After having spent the majority of my time in the Capital Wasteland dealing with what can only be described as “matters of business”, I decided that the world could wait a little longer for a hero and set out to do some exploration. I took with me my trusty companion, trusty in the sense that she hadn’t betrayed me in the ten minutes I’d known her. We set out to meet up with my loyal dog, who I took an inordinately long amount of time to find. Stupid dog.

We toyed with the idea of doing the usual touristy things like dropping by the museums, but the supermutant presence was a little too… present.
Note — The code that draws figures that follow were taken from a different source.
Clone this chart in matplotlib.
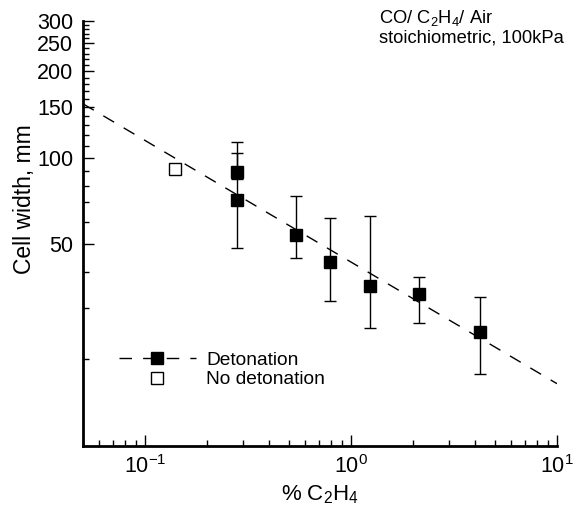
import matplotlib
matplotlib.use("Agg")
import matplotlib.pyplot as plt
from matplotlib.ticker import FixedLocator, FixedFormatter, LogLocator, NullFormatter

plt.rcParams['font.family'] = ['Liberation Sans', 'DejaVu Sans']
plt.rcParams['mathtext.fontset'] = 'custom'
plt.rcParams['mathtext.rm'] = 'Liberation Sans'
plt.rcParams['mathtext.it'] = 'Liberation Sans:italic'
plt.rcParams['mathtext.bf'] = 'Liberation Sans:bold'
plt.rcParams['mathtext.default'] = 'regular'
plt.rcParams['axes.unicode_minus'] = False

# ---- data ----
x_det = [0.28, 0.28, 0.54, 0.79, 1.24, 2.15, 4.23]
y_det = [89.6, 71.5, 53.9, 43.4, 35.8, 33.5, 24.9]
y_err_low = [84.7, 48.6, 44.7, 31.7, 25.7, 26.7, 17.7]
y_err_high = [103.9, 113.7, 73.7, 61.7, 62.7, 38.5, 32.7]

x_nodet = [0.14]
y_nodet = [91.7]

fit_x = [0.05, 10.0]
fit_y = [154.0, 16.4]

y_major = [50, 100, 150, 200, 250, 300]
y_major_labels = ['50', '100', '150', '200', '250', '300']
y_minor = [v for v in range(20, 301, 10) if v not in y_major]

fig = plt.figure(figsize=(5.73, 5.14), dpi=100)
ax = fig.add_axes([83/573, 1 - 445.5/514, 474/573, 425/514])

fit_line, = ax.plot(fit_x, fit_y, color='black', lw=1.0, ls=(0, (9, 8)))

lower = [y - l for y, l in zip(y_det, y_err_low)]
upper = [h - y for y, h in zip(y_det, y_err_high)]
ax.errorbar(x_det, y_det, yerr=[lower, upper], fmt='none', ecolor='black',
            elinewidth=1.0, capsize=4.3, capthick=1.0)
det_pts, = ax.plot(x_det, y_det, ls='none', marker='s', ms=8, mfc='black', mec='black')
nodet_pts, = ax.plot(x_nodet, y_nodet, ls='none', marker='s', ms=8, mfc='white',
                     mec='black', mew=1.0)

ax.set_xscale('log')
ax.set_yscale('log')
ax.set_xlim(0.05, 10)
ax.set_ylim(10, 300)

ax.yaxis.set_major_locator(FixedLocator(y_major))
ax.yaxis.set_major_formatter(FixedFormatter(y_major_labels))
ax.yaxis.set_minor_locator(FixedLocator(y_minor))
ax.yaxis.set_minor_formatter(NullFormatter())

ax.xaxis.set_major_locator(LogLocator(base=10, numticks=10))
ax.xaxis.set_minor_locator(LogLocator(base=10, subs=range(2, 10), numticks=10))
ax.xaxis.set_minor_formatter(NullFormatter())

for s in ['top', 'right']:
    ax.spines[s].set_visible(False)
for s in ['left', 'bottom']:
    ax.spines[s].set_linewidth(2.0)

ax.tick_params(which='major', direction='in', length=8, width=1.0, labelsize=15.5, pad=7)
ax.tick_params(which='minor', direction='in', length=4.3, width=1.0)

ax.set_xlabel('% C$_2$H$_4$', fontsize=16, labelpad=4)
ax.set_ylabel('Cell width, mm', fontsize=16.5)
ax.yaxis.set_label_coords(-0.1, 0.58)

fig.text(379/573, 1 - 8/514, 'CO/ C$_2$H$_4$/ Air\nstoichiometric, 100kPa',
         fontsize=13.2, va='top', ha='left', linespacing=1.1)

leg = ax.legend([(fit_line, det_pts), nodet_pts], ['Detonation', 'No detonation'],
                loc='upper left', bbox_to_anchor=(0.076, 0.221), frameon=False,
                fontsize=13.8, handlelength=4.0, handletextpad=0.55, numpoints=1,
                borderpad=0, borderaxespad=0, labelspacing=0.1)

fig.savefig('out.png', dpi=100)
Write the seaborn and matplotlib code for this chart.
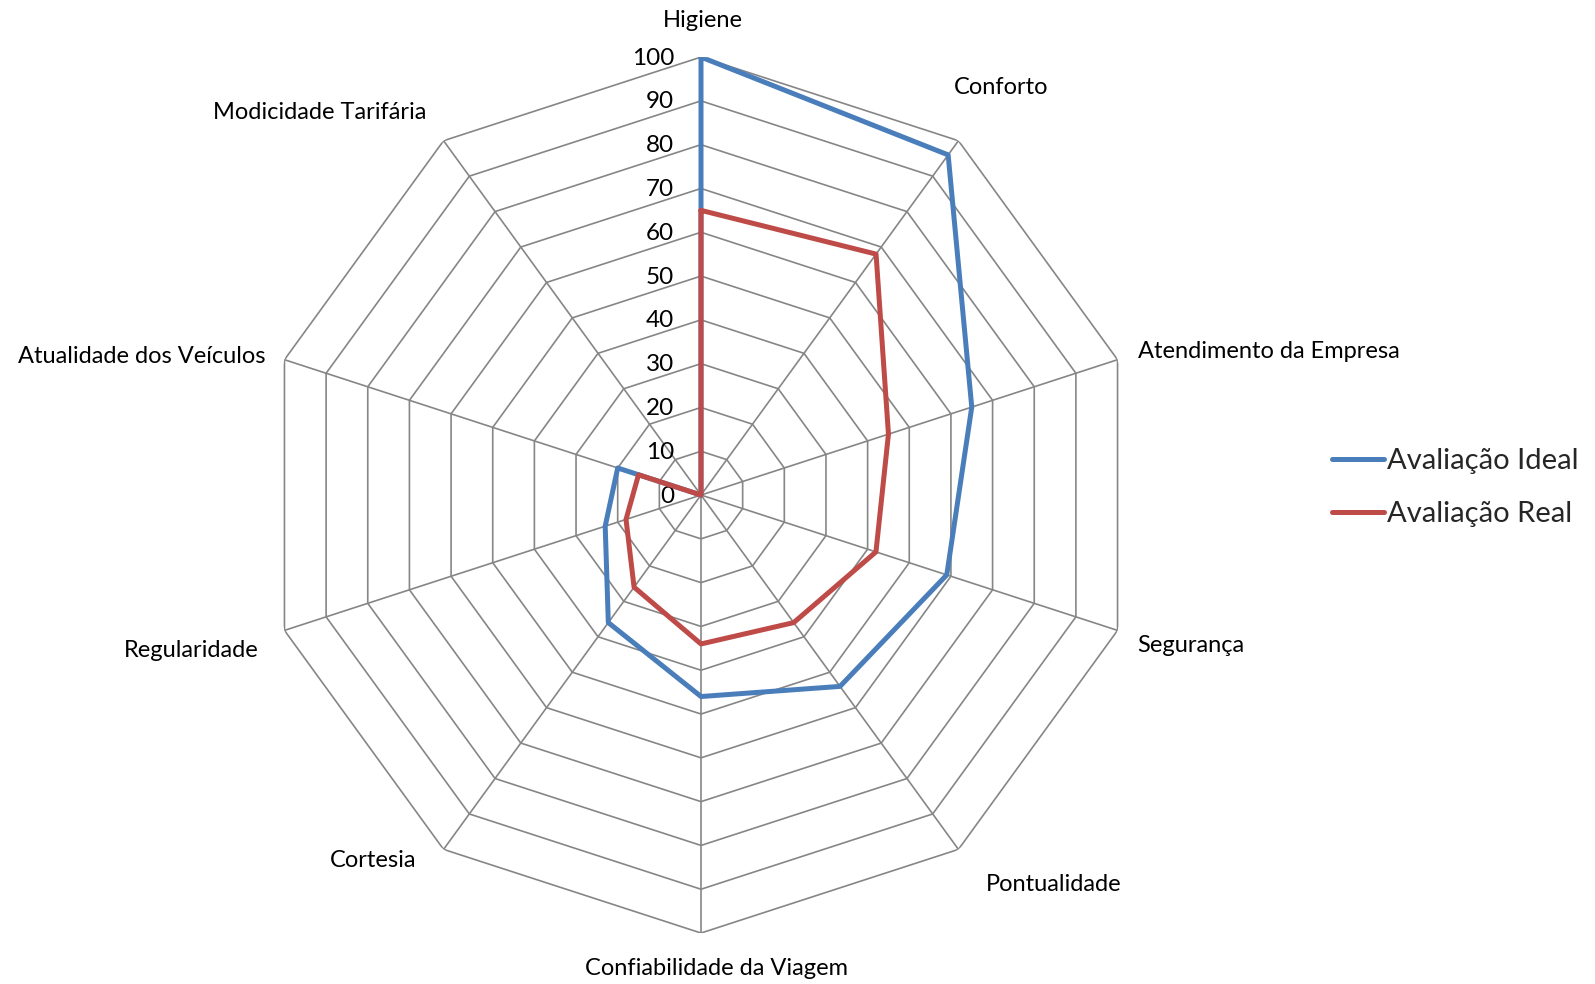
import numpy as np
import matplotlib
matplotlib.use("Agg")
import matplotlib.pyplot as plt
import seaborn as sns

categories = ["Higiene", "Conforto", "Atendimento da Empresa", "Segurança",
              "Pontualidade", "Confiabilidade da Viagem", "Cortesia",
              "Regularidade", "Atualidade dos Veículos", "Modicidade Tarifária"]
ideal = [100, 96, 65, 59, 54, 46, 36, 23, 20, 0]
real = [65, 68, 45, 42, 36, 34, 26, 18, 15, 0]
ticks = [0, 10, 20, 30, 40, 50, 60, 70, 80, 90, 100]

sns.set_style("white")
plt.rcParams["font.family"] = ["Lato", "DejaVu Sans"]

n = len(categories)
theta = np.linspace(0, 2 * np.pi, n, endpoint=False)
theta_c = np.append(theta, theta[0] + 2 * np.pi)

fig = plt.figure(figsize=(15.95, 9.84), dpi=100)
ax = fig.add_axes([0.1649, 0.0518, 0.5492, 0.8902], projection="polar")
ax.set_theta_zero_location("N")
ax.set_theta_direction(-1)
ax.set_ylim(0, 100)
ax.grid(False)
ax.spines["polar"].set_visible(False)
ax.set_xticks([])
ax.set_yticks([])

grid_col = "#868686"
for t in ticks[1:]:
    ax.plot(theta_c, [t] * (n + 1), color=grid_col, lw=1.2, zorder=1)
for a in theta:
    ax.plot([a, a], [0, 100], color=grid_col, lw=1.2, zorder=1)

sns.lineplot(x=theta_c, y=ideal + ideal[:1], ax=ax, sort=False, estimator=None,
             color="#4A7EBB", lw=3.6, label="Avaliação Ideal", zorder=3)
sns.lineplot(x=theta_c, y=real + real[:1], ax=ax, sort=False, estimator=None,
             color="#BE4B48", lw=3.6, label="Avaliação Real", zorder=4)
ax.set_ylim(0, 100)

# value labels along the vertical axis
for t in ticks:
    ax.annotate(str(t), xy=(0, t), xytext=(-27, -1), textcoords="offset pixels",
                ha="right", va="center", fontsize=17.5, color="black")

# category labels: pixel offsets from the outer vertex
label_offsets = [(2, 37, "center"), (-5, 53, "left"), (20, 8, "left"),
                 (20, -15, "left"), (27, -35, "left"), (15, -35, "center"),
                 (-27, -11, "right"), (-26, -20, "right"), (-19, 3, "right"),
                 (-17, 28, "right")]
for a, name, (dx, dy, ha) in zip(theta, categories, label_offsets):
    ax.annotate(name, xy=(a, 100), xytext=(dx, dy), textcoords="offset pixels",
                ha=ha, va="center", fontsize=17, color="black",
                annotation_clip=False)

ax.legend(loc="center left", bbox_to_anchor=(0.835, 0.5045),
          bbox_transform=fig.transFigure, frameon=False, fontsize=21,
          handlelength=1.8, handletextpad=0.1, labelspacing=0.93,
          borderpad=0, borderaxespad=0)

fig.savefig("out.png", dpi=100, facecolor="white")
The occasional cultural scrap is to be expected of course, when on holiday, but not when the other party is twice your height and in possession of arms that could double for tree trunks.

I did manage to sneak into DC far enough to get a picture of the Capitol Building though.
I did manage to sneak into DC far enough to get a picture of the Capitol Building though.

Instead we ventured north, into the less populated areas of DC. There are a lot of trees out there, but not very many leaves. There are also a lot of scorpions, including one very, very big one that seemed to befriend us for a while until we stared at it for too long.

In fact, that seemed to be the running theme of my holiday. In all we seemed to anger about fifteen separate things just by looking at them, including a fellow tourist. Oh, he called himself a scavenger, but he was just looking at things. He started shooting at me when I looked at him though, muttering something about me standing too close to him. Our attempts to calm him down might have been a littler overzealous though, seeing as I may have blown his head off and set fire to his dog.

Still, undeterred by the local hostilities, I clambered up to the top of a nearby rise to survey the area. It was early in the day and the sun shone down upon the world in the thick gold designed to make even the ugliest places look beautiful. It was then I realised just how tranquil the apocalypse could be.

My companion poses next to one of the scorpions we ran into.
My companion poses next to one of the scorpions we ran into.

One of my main bugbears with real-world holidays is the feeling that, no matter how far you go, all you are really doing is transplanting yourself into a world that is exactly the same as the one you left except for a few cosmetic differences. There may be less houses, more horses, more sand, less clothes, but it’s always the same. There’s always the noise, the noise of humanity chewing their way across the surface of the earth, eating up all the beauty.

Fallout doesn’t have that. There are reminders of the past, when people were chewing their way across the earth, but now they have been reduced to startling rubble. The people that are left have built small, iron eyesores to live in, but they are so sparse that they are barely noticeable. The Capital Wasteland is silent, peaceful. When you are out there you are, for all intents and purposes, totally alone.

At first, this can be an unusual feeling. People get used to seeing other people roaming around, the passive ignorance of each other that comes from being surrounded all the time. You know they are there but have no interest in actually acknowledging them. In Fallout, running into another person while out in the wastes is so rare that you simply must talk to them to make sure they are real. Or shoot them, that works too.

There’s something innately romantic about a world where you can remove yourself from the rest of humanity as and when you please. The ability to just go out and stand alone, truly alone, without anything to remind you that there are people who do, one way or another, rule your life.

Everything we know and rely on is gone in Fallout, and it is excellent.

Fallout has given me the chance to do something that, given the opportunity in real life, I would jump to do. As I mentioned before, I stood on a rise and surveyed the vast wasteland. There was something in the distance that caught my eye, it looked a little like a powerplant. Surely, powerplants won’t be working after a nuclear apocalypse, but it would still be interesting to see how they did work, how one building so small could power a city so big. I set off across the wasteland.

It wasn’t too long a walk, perhaps ten minutes, but it was completely serene. The only sound was that of my canine companion panting away. Although when we arrived it became apparent that I was not the only person interested in the place.

Tell me you wouldn't want to explore that.
Tell me you would not want to explore that.

Ghouls can be upstanding members of society in the Fallout universe. A little crusty and gross to behold, but perfectly law abiding. They can also be feral, cannibalistic freaks. I had the misfortune of running into the latter. The powerplant had become like a nest, packed with these feral ghouls, and it took a while to successfully pacify the hordes. When they were gone, however, I was free to study the powerplant at my leisure. It was amazing.

 

I did the same thing numerous times. Picked out a place in the distance, walked there, investigated, left, repeat. It never grew boring. Going to a ruin of a once proud civilisation purely to see what their life was like, to picture myself in their shoes and to watch their world spin around me. In short, what Fallout has shown me is that I am primarily interested in the past, in traditions that have died out. I don’t care for holidays in the real world right now because so many of them seem to involve looking at modern things. Until the modern becomes the past I just won’t care, and it took a computer game to make me realise this.

 

It may be irradiated but it's still beautiful.
It may be irradiated but it is still beautiful.